• Problem to work on:
Below, locate the line that contains "Write the React, TypeScript". Repeat exactly from that line to the line that contains "const HOUR_STEP = 2;", inclusive, leaving out the pictures.

• Records supplied:
###

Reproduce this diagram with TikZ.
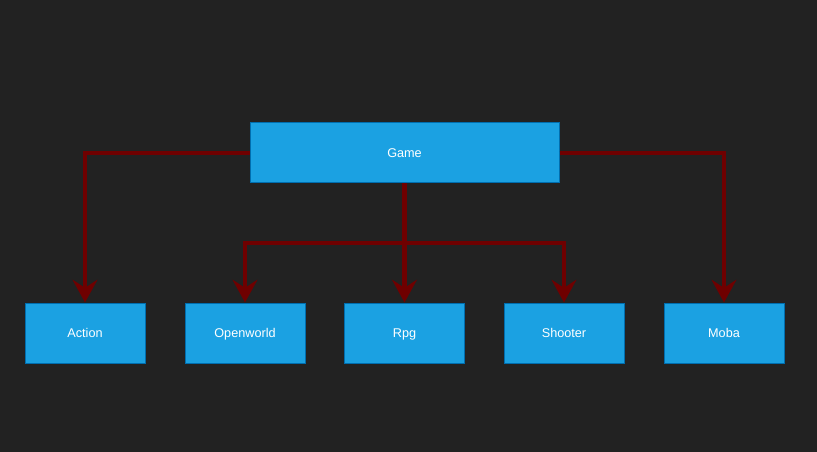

###

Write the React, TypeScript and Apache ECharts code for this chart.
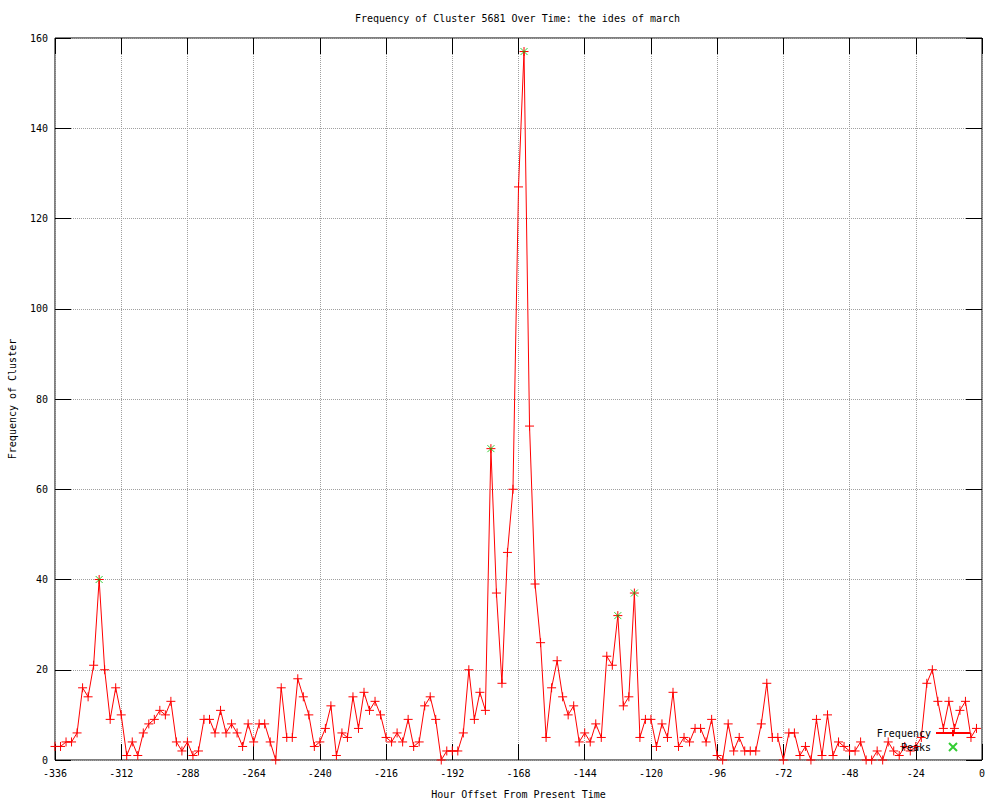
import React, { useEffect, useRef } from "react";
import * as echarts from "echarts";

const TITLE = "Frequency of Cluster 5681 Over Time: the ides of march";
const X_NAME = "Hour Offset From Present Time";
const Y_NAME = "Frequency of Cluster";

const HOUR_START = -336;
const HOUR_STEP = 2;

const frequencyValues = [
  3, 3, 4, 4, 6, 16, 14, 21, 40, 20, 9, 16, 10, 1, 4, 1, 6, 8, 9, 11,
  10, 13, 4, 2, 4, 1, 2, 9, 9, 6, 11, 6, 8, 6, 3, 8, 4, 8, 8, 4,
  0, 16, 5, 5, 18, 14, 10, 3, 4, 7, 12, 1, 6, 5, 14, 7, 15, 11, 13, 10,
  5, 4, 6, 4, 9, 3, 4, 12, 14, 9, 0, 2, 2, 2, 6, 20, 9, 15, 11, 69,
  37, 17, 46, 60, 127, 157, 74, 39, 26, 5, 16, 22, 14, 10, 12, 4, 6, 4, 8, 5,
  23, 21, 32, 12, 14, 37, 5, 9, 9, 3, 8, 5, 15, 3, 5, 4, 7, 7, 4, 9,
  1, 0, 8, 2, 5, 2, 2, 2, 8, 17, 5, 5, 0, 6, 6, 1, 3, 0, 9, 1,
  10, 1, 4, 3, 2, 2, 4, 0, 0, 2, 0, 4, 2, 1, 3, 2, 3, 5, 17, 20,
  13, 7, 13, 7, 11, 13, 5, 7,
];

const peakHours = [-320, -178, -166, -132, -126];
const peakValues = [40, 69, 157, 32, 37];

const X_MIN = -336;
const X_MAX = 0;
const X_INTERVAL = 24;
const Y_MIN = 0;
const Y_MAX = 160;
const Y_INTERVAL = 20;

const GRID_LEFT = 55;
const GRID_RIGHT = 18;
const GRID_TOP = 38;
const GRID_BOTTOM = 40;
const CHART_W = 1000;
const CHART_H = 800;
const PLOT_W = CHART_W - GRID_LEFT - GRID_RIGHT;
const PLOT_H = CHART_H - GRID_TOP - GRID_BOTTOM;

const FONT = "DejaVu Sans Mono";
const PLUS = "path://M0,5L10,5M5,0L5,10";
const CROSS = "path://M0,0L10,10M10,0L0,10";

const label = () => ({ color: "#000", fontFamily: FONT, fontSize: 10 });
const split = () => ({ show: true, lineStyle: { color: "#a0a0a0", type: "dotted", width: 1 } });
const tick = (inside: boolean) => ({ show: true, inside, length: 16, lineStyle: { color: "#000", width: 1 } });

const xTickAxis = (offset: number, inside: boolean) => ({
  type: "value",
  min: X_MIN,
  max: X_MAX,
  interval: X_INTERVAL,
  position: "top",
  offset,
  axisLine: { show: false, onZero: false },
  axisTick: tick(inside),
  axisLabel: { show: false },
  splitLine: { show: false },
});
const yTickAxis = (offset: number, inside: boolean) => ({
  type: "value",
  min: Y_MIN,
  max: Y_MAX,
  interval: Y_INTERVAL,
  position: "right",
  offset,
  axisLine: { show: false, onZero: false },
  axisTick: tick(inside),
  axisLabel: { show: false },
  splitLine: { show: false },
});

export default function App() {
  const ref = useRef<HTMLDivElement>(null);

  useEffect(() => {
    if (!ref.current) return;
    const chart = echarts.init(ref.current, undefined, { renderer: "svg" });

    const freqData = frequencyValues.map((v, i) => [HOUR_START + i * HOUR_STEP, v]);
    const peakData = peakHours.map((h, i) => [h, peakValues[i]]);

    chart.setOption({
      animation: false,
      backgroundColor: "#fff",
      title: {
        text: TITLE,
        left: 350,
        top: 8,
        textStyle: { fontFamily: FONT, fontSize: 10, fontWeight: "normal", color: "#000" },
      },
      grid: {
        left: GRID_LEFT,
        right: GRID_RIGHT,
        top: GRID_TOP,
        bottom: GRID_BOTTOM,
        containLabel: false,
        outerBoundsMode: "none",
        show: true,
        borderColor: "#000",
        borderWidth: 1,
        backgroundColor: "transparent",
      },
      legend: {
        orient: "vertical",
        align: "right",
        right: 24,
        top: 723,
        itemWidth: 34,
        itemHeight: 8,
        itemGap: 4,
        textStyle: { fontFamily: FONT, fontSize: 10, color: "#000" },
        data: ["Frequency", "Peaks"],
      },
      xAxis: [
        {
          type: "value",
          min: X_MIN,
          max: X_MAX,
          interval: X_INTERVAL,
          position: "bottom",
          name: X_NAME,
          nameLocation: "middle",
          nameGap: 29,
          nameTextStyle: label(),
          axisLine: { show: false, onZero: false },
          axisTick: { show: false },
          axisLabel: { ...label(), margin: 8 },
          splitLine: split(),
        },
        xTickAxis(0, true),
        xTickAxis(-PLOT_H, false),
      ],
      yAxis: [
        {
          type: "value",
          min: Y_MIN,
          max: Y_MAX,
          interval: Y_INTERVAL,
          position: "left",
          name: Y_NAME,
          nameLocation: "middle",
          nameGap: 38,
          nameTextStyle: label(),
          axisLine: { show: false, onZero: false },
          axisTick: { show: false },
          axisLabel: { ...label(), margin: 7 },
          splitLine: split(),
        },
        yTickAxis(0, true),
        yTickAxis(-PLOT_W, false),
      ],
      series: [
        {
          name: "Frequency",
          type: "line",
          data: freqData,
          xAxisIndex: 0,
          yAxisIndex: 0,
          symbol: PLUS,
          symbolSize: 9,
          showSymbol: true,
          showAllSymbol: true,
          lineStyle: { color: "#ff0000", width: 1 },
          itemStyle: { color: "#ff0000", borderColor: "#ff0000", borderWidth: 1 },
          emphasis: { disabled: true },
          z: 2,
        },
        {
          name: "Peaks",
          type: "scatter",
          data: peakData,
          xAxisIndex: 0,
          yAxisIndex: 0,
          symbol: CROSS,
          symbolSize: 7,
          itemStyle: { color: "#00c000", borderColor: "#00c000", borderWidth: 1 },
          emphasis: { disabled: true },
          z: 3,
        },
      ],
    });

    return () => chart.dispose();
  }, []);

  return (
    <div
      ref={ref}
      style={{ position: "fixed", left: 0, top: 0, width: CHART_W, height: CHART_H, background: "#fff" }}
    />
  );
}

###

• Written answer:
Write the React, TypeScript and Apache ECharts code for this chart.
import React, { useEffect, useRef } from "react";
import * as echarts from "echarts";

const TITLE = "Frequency of Cluster 5681 Over Time: the ides of march";
const X_NAME = "Hour Offset From Present Time";
const Y_NAME = "Frequency of Cluster";

const HOUR_START = -336;
const HOUR_STEP = 2;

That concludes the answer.